MY “Five Steps for Planting the Seeds of an Energy-Savings Program”

Phil Adams | March 7, 2012 at 6:03 pm

What struck me about Mario Rufino’s article over at Environmental Leader is how eloquently it frames the backstory of the sustainability officer: well-intentioned, under-funded, and somewhat disconnected.  It highlights what we see every day in our customer work: the importance of a holistic approach to energy management particularly as it pertains to sustainability.

Here are MY “Five Steps for Planting the Seeds of an Energy-Savings Program”

Step One: Understand that your CFO is your Biggest Asset. You don’t have to “operate in survival mode” or do “more with less”.  If you can show ROI, and better yet, a self-funding program, the CFO will give you resources.

Step Two: Understand your Total Energy Costs. Quantity used is certainly one important aspect, and taking steps to be more efficient makes a lot of sense, but don’t forget about commodity price.   Did you know that you can buy green power at little to no premium to conventional power if you source green power as part of an energy procurement?  Are your facilities in deregulated markets on competitive supply or still with the utility?  Is your buying process yielding the lowest price?  If you could save money on the commodity, could you reinvest some of those savings into efficiency or sustainability measures?

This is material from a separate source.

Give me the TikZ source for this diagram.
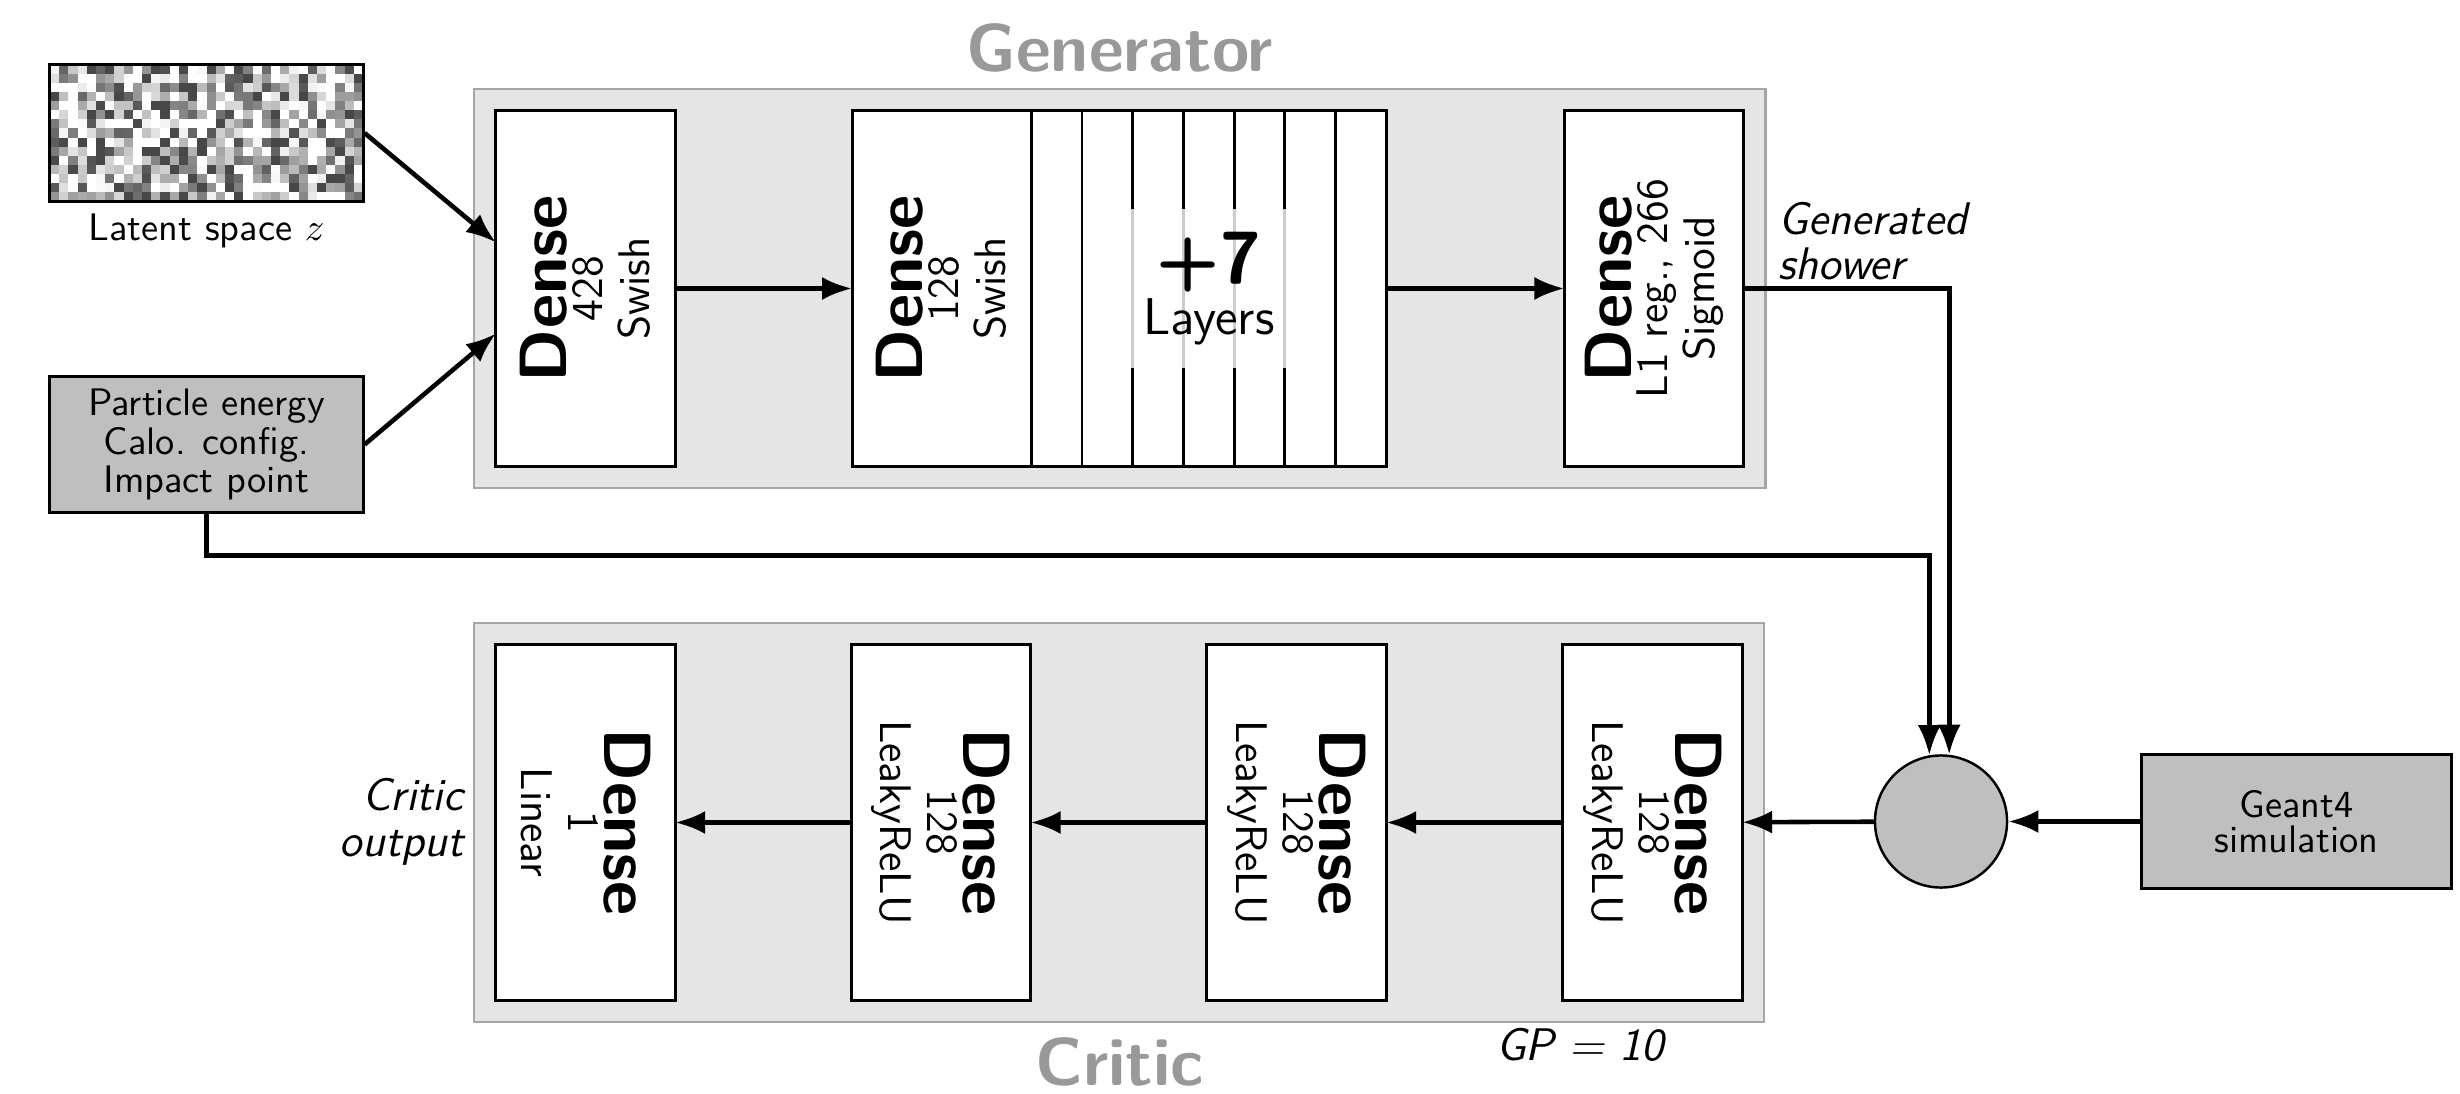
\documentclass[tikz,border=0pt]{standalone}
\usepackage{fontspec}
\renewcommand{\familydefault}{\sfdefault}
\usetikzlibrary{positioning,fit,backgrounds,arrows.meta}

\newcommand{\densefont}{\fontsize{19}{19}\selectfont\bfseries}
\newcommand{\dense}[2]{{\densefont Dense}\\[-3.2pt]#1\\#2}

\tikzset{
  layer/.style={draw, fill=white, line width=0.85pt, minimum width=1.79cm,
    minimum height=3.55cm, inner sep=0pt, outer sep=0pt},
  stripe/.style={layer, minimum width=0.507cm},
  lyrtxt/.style={align=center, inner sep=0pt, font=\fontsize{12.6}{13.4}\selectfont},
  inbox/.style={draw, fill=black!25, line width=0.85pt, align=center, inner sep=0pt,
    font=\fontsize{10.9}{9.8}\selectfont},
  bgbox/.style={draw=black!35, fill=black!10, line width=0.7pt, inner sep=0.22cm},
  title/.style={text=black!40, font=\fontsize{19.3}{20}\selectfont\bfseries},
  lbl/.style={inner sep=0pt, font=\fontsize{13}{13}\selectfont\itshape},
  arr/.style={-{Latex[length=0.3cm,width=0.23cm]}, line width=1.3pt},
}

\begin{document}
\begin{tikzpicture}[x=0.01cm, y=-0.01cm]
\useasboundingbox (0,0) rectangle (2460,1094);

% latent noise
\pgfmathsetseed{42}
\foreach \i in {0,...,33}
  \foreach \j in {0,...,14} {
    \pgfmathtruncatemacro{\g}{max(0,min(72,rnd*105-22))}
    \fill[black!\g] ({50+\i*9.206},{65+\j*9.067}) rectangle ++(9.4,9.3);
  }
\node[draw, line width=0.85pt, minimum width=3.13cm, minimum height=1.36cm, inner sep=0pt] (latent) at (206.5,133) {};
\node[anchor=base, font=\fontsize{10.9}{12}\selectfont] (latentlbl) at (206.5,241) {Latent space $z$};
\node[inbox, minimum width=3.13cm, minimum height=1.35cm] (cond) at (206.5,444.5) {Particle energy\\Calo. config.\\Impact point};

% generator
\node[layer] (g1) at (585.5,288.5) {};
\node[lyrtxt, rotate=90] (g1t) at (g1) {\dense{428}{Swish}};
\node[layer, right=1.77cm of g1] (g2) {};
\node[lyrtxt, rotate=90] (g2t) at (g2) {\dense{128}{Swish}};
\node[stripe, anchor=west] (s1) at (g2.east) {};
\foreach \i [count=\k from 2] in {1,...,6}
  \node[stripe, right=0pt of s\i] (s\k) {};
\node[fill=white, fill opacity=0.8, text opacity=1, minimum width=1.55cm, minimum height=1.58cm,
  align=center, font=\fontsize{14.7}{14.6}\selectfont] (more) at (s4) {{\fontsize{21}{21}\selectfont\bfseries +7}\\Layers};
\node[layer, right=1.78cm of s7] (g3) {};
\node[lyrtxt, rotate=90] (g3t) at (g3) {\dense{L1 reg., 266}{Sigmoid}};

% critic
\foreach \n/\x/\u/\f in {c1/585.5/1/Linear, c2/941/128/LeakyReLU, c3/1296.5/128/LeakyReLU, c4/1652.5/128/LeakyReLU} {
  \node[layer] (\n) at (\x,822.5) {};
  \node[lyrtxt, rotate=-90] (\n t) at (\n) {\dense{\u}{\f}};
}

\begin{scope}[on background layer]
  \node[bgbox, fit=(g1)(g3)] (gen) {};
  \node[bgbox, fit=(c1)(c4)] (crit) {};
\end{scope}

\node[title, anchor=base] (gentitle) at (1119.5,72) {Generator};
\node[title, anchor=base] (crittitle) at (1119.5,1085) {Critic};
\node[lbl, anchor=base] (gp) at (1580,1060) {GP = 10};

\node[circle, draw, fill=black!25, line width=0.7pt, minimum size=1.32cm, inner sep=0pt] (merge) at (1941,821.5) {};
\node[inbox, minimum width=3.09cm, minimum height=1.33cm] (geant) at (2296.5,821.5) {Geant4\\simulation};

\node[lbl, align=left, anchor=south west] (genout) at (1778,281) {Generated\\shower};
\node[lbl, align=right, anchor=east] (critout) at (464,822) {Critic\\output};

% connectors
\draw[arr] (latent.east) -- ([yshift=0.46cm]g1.west);
\draw[arr] (cond.east) -- ([yshift=-0.45cm]g1.west);
\draw[arr] (g1) -- (g2);
\draw[arr] (s7) -- (g3);
\draw[arr] (g3.east) -| (merge.83);
\draw[arr] (cond.south) -- ++(0,42) -| (merge.100);
\draw[arr] (geant) -- (merge);
\draw[arr] (merge) -- (c4);
\draw[arr] (c4) -- (c3);
\draw[arr] (c3) -- (c2);
\draw[arr] (c2) -- (c1);
\end{tikzpicture}
\end{document}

Step Three: Create an Integrated Plan. What you do and when you do it matters.  Trying to do more with less?  What about engaging in a demand response program, and then utilizing those ISO payments to fund an efficiency project?  How about tapping utility incentive programs for efficiency projects?  Some utilities reimburse for up to 70% of a project’s costs, think you could convince your CFO to support the other 30%?

Step Four: Let ROI Drive Focus. There are many efficiency measures you can do.  Being analytical about the impact of the project and rigorous about ROI and payback periods will help determine the “batting order” of your plan, and will demonstrate financial savvy that can win points with your CFO.

Step Five:  Lather, Rinse, Repeat. Your plan must be dynamic.  Things change.  Pennsylvania becomes competitive.  Demand Response payments change in PJM.  A utility offers a new incentive program.   Natural gas prices are at all-time lows.   Changes in the regulatory and pricing environment are happening all the time, your plan needs to be nimble enough to react to changing circumstances.